The Scapa Flow Landscape Partnership Scheme

Seaplane Stations

In the early months of the First World War, Britain was constantly threatened by U-boats that slipped through the English Channel and sunk many ships, despite the use of anti-submarine defenses, patrols made by destroyers and the use of depth charges.

When an effective anti-submarine boom was stretched between England and France, U-boat commanders began coming through the Fair Isle Channel to sink the food ships coming from America to Britain. This was having a devastating effect on Britain, with food shortages becoming a reality.

U-boats came to the surface just off Fair Isle to check their compasses before making their way into the channel. This was done at dawn and dusk, so the decision was made to establish a seaplane base on Orkney. Planes would fly over Fair Isle during these times and look for submarines.

Seaplane Station at Scapa © Orkney Library and Archive

On 15 August 1914, the first of the fleet’s aircraft arrived in Orkney. Three seaplanes and two aeroplanes were dumped in a field of still green oats belonging to the farm of Nether Scapa.

At first the aircraft were covered over with an assortment of tents and marquees borrowed from a variety of sources in the nearby town of Kirkwall. A severe gale in early November caused destruction to some of the site and some of the planes were damaged. Permanent buildings were erected, but almost immediately condemned as being unsuitable owing to the large area of beach that was uncovered at low tide, and the difficulty of launching the seaplanes.

However the hangars remained in place. These were in use throughout the war and were mainly used for maintenance, repair and storage. By the end of 1916 hundreds of airmen and pilots had arrived to mount a counter-offensive to the U-boats.

After the First World War, the seaplane station was converted into a tuberculosis sanatorium which was opened in 1924. One of the buildings was later used as a tuberculosis hospital.

As Scapa was unsuitable, Houton was chosen as the main seaplane base. It had a good sheltered bay and had access to open water. It was established in 1917 and to begin with the site was intended to be used for repair and maintenance only. However, it soon boasted slipways, hangars, repairs shops, its own generating plant and accommodation for 600 personnel.

It provided a base for Nos 306, 307 and 430 flights to undertake North Sea anti-submarine and seaplane defence duties, as well as housing short flying boats and seaplanes. In addition, a kite balloon station was located on the west side of the Bay of Houton and more than 20 huts and maintenance buildings were established here. In the Second World War the accommodation camp on the east side of the Bay of Houton was replaced by an anti-aircraft battery.

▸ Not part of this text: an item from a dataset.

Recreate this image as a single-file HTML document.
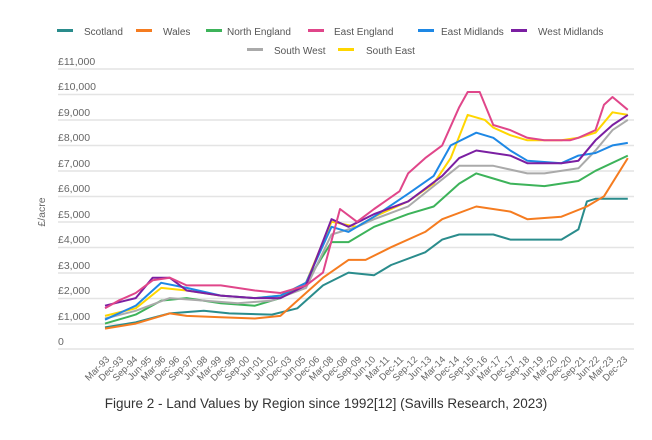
<!DOCTYPE html>
<html><head><meta charset="utf-8"><style>
html,body{margin:0;padding:0;background:#fff;}
body{width:652px;height:435px;overflow:hidden;font-family:"Liberation Sans",sans-serif;}
</style></head><body>
<svg id="s" width="652" height="435" xmlns="http://www.w3.org/2000/svg" font-family="Liberation Sans, sans-serif">
<g stroke="#e4e4e4" stroke-width="1.5">
<line x1="58" x2="634" y1="69" y2="69"/><line x1="58" x2="634" y1="94.5" y2="94.5"/><line x1="58" x2="634" y1="120" y2="120"/><line x1="58" x2="634" y1="145.5" y2="145.5"/><line x1="58" x2="634" y1="171" y2="171"/><line x1="58" x2="634" y1="196.5" y2="196.5"/><line x1="58" x2="634" y1="222" y2="222"/><line x1="58" x2="634" y1="247.5" y2="247.5"/><line x1="58" x2="634" y1="273" y2="273"/><line x1="58" x2="634" y1="298.5" y2="298.5"/><line x1="58" x2="634" y1="324" y2="324"/><line x1="58" x2="634" y1="349" y2="349"/>
</g>
<g fill="#666" font-size="10.5">
<text x="58" y="65">£11,000</text><text x="58" y="90">£10,000</text><text x="58" y="116">£9,000</text><text x="58" y="141">£8,000</text><text x="58" y="167">£7,000</text><text x="58" y="192">£6,000</text><text x="58" y="218">£5,000</text><text x="58" y="243">£4,000</text><text x="58" y="269">£3,000</text><text x="58" y="294">£2,000</text><text x="58" y="320">£1,000</text><text x="58" y="345">0</text>
</g>
<text transform="translate(45,212) rotate(-90)" fill="#666" font-size="10.5" text-anchor="middle">£/acre</text>
<g font-size="10" fill="#555">
<rect x="57" y="29" width="16" height="3" fill="#2a8c8c"/><text x="84" y="35">Scotland</text>
<rect x="136" y="29" width="16" height="3" fill="#f57c20"/><text x="163" y="35">Wales</text>
<rect x="206" y="29" width="16" height="3" fill="#3db35a"/><text x="227" y="35">North England</text>
<rect x="308" y="29" width="16" height="3" fill="#e0468a"/><text x="334" y="35">East England</text>
<rect x="418" y="29" width="16" height="3" fill="#1e88e5"/><text x="441" y="35">East Midlands</text>
<rect x="511" y="29" width="16" height="3" fill="#7b1fa2"/><text x="538" y="35">West Midlands</text>
<rect x="247" y="48" width="16" height="3" fill="#aaaaaa"/><text x="274" y="54">South West</text>
<rect x="338" y="48" width="16" height="3" fill="#ffd600"/><text x="366" y="54">South East</text>
</g>
<g id="lines" fill="none" stroke-width="2" stroke-linejoin="round"></g>
<g fill="#666" font-size="9.5" text-anchor="end">
<text transform="translate(110,360) rotate(-45)">Mar-93</text><text transform="translate(124,360) rotate(-45)">Dec-93</text><text transform="translate(138,360) rotate(-45)">Sep-94</text><text transform="translate(152,360) rotate(-45)">Jun-95</text><text transform="translate(166,360) rotate(-45)">Mar-96</text><text transform="translate(180,360) rotate(-45)">Dec-96</text><text transform="translate(194,360) rotate(-45)">Sep-97</text><text transform="translate(208,360) rotate(-45)">Jun-98</text><text transform="translate(222,360) rotate(-45)">Mar-99</text><text transform="translate(236,360) rotate(-45)">Dec-99</text><text transform="translate(250,360) rotate(-45)">Sep-00</text><text transform="translate(264,360) rotate(-45)">Jun-01</text><text transform="translate(278,360) rotate(-45)">Jun-02</text><text transform="translate(292,360) rotate(-45)">Dec-03</text><text transform="translate(306,360) rotate(-45)">Jun-05</text><text transform="translate(320,360) rotate(-45)">Dec-06</text><text transform="translate(334,360) rotate(-45)">Mar-08</text><text transform="translate(348,360) rotate(-45)">Dec-08</text><text transform="translate(362,360) rotate(-45)">Sep-09</text><text transform="translate(376,360) rotate(-45)">Jun-10</text><text transform="translate(390,360) rotate(-45)">Mar-11</text><text transform="translate(404,360) rotate(-45)">Dec-11</text><text transform="translate(418,360) rotate(-45)">Sep-12</text><text transform="translate(432,360) rotate(-45)">Jun-13</text><text transform="translate(446,360) rotate(-45)">Mar-14</text><text transform="translate(460,360) rotate(-45)">Dec-14</text><text transform="translate(474,360) rotate(-45)">Sep-15</text><text transform="translate(488,360) rotate(-45)">Jun-16</text><text transform="translate(502,360) rotate(-45)">Mar-17</text><text transform="translate(516,360) rotate(-45)">Dec-17</text><text transform="translate(530,360) rotate(-45)">Sep-18</text><text transform="translate(544,360) rotate(-45)">Jun-19</text><text transform="translate(558,360) rotate(-45)">Mar-20</text><text transform="translate(572,360) rotate(-45)">Dec-20</text><text transform="translate(586,360) rotate(-45)">Sep-21</text><text transform="translate(600,360) rotate(-45)">Jun-22</text><text transform="translate(614,360) rotate(-45)">Mar-23</text><text transform="translate(628,360) rotate(-45)">Dec-23</text>
</g>
<text x="326" y="408" text-anchor="middle" fill="#333" font-size="13.5">Figure 2 - Land Values by Region since 1992[12] (Savills Research, 2023)</text>
</svg>
<script>
var S=[
["#2a8c8c",[93.2,850,95,1050,97,1400,99,1500,100.5,1400,103,1350,104.5,1600,106,2500,107.5,3000,109,2900,110,3300,112,3800,113,4300,114,4500,116,4500,117,4300,120,4300,121,4700,121.5,5800,122,5900,123.9,5900]],
["#f57c20",[93.2,800,95,1000,97,1400,98,1300,100,1250,102,1200,103.5,1300,104.5,1900,106,2800,107.5,3500,108.5,3500,110,4000,112,4600,113,5100,115,5600,117,5400,118,5100,120,5200,121.5,5600,122.5,6000,123.9,7500]],
["#3db35a",[93.2,1000,95,1350,96.5,1900,98,2000,100,1800,102,1700,103.5,2000,105,2600,106.5,4200,107.5,4200,109,4800,111,5300,112.5,5600,114,6500,115,6900,116,6700,117,6500,119,6400,121,6600,122,7000,123.9,7600]],
["#aaaaaa",[93.2,1200,95,1500,97,2000,99,1900,101,1800,103,1900,105,2400,106.5,4500,108,4800,109,5100,111,5600,112.5,6400,114,7200,116,7200,118,6900,119,6900,121,7100,122,7800,123,8600,123.9,9000]],
["#ffd600",[93.2,1300,95,1600,96.5,2400,98,2300,100,2100,102,2000,103.5,2100,105,2600,106.5,5000,108,4800,109,5200,111,5800,112.5,6500,113.5,7500,114.5,9200,115.5,9000,116,8700,117,8400,118,8200,120,8200,121,8300,122,8500,123,9300,123.9,9200]],
["#1e88e5",[93.2,1150,95,1700,96.5,2600,98,2400,100,2100,102,2000,103.5,2100,105,2600,106.5,4800,107.5,4600,109,5200,111,6100,112.5,6800,113.5,8000,115,8500,116,8300,117,7800,118,7400,120,7300,121,7600,122,7700,123,8000,123.9,8100]],
["#7b1fa2",[93.2,1700,95,2000,96,2800,97,2800,98,2300,100,2100,102,2000,103.5,2000,105,2500,106.5,5100,107.5,4800,109,5300,111,5800,112,6300,113,6800,114,7500,115,7800,117,7600,118,7300,120,7300,121,7400,122,8200,123,8800,123.9,9200]],
["#e0468a",[93.2,1600,94,1900,95,2200,96,2700,97,2800,98,2500,100,2500,102,2300,103.5,2200,105,2500,106,3000,107,5500,108,5000,109,5500,110.5,6200,111,6900,112,7500,113,8000,114,9500,114.5,10100,115.2,10100,116,8800,117,8600,118,8300,119,8200,120.5,8200,121,8300,122,8600,122.5,9600,123,9900,123.9,9400]]];
var g=document.getElementById('lines'),ns="http://www.w3.org/2000/svg";
S.forEach(function(s){var d=s[1],p=[];for(var i=0;i<d.length;i+=2){p.push((105+(d[i]-93.2)*17.03).toFixed(1)+","+(349-d[i+1]*0.02545).toFixed(1));}
var l=document.createElementNS(ns,"polyline");l.setAttribute("points",p.join(" "));l.setAttribute("stroke",s[0]);g.appendChild(l);});
</script>
</body></html>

Sea Plane Station at Houton. (c) orkney Library & Archive

While Houton was operational, there was still a need for a better site and Swanbister was finally selected. Building work started and was ongoing when the Armistace was declared. Although the war had ended, building work continued, which caused a great deal of anger from people who though it should be abandoned due to the cost. However, the buildings were finished. Almost as soon as they were completed, the buildings were sold off.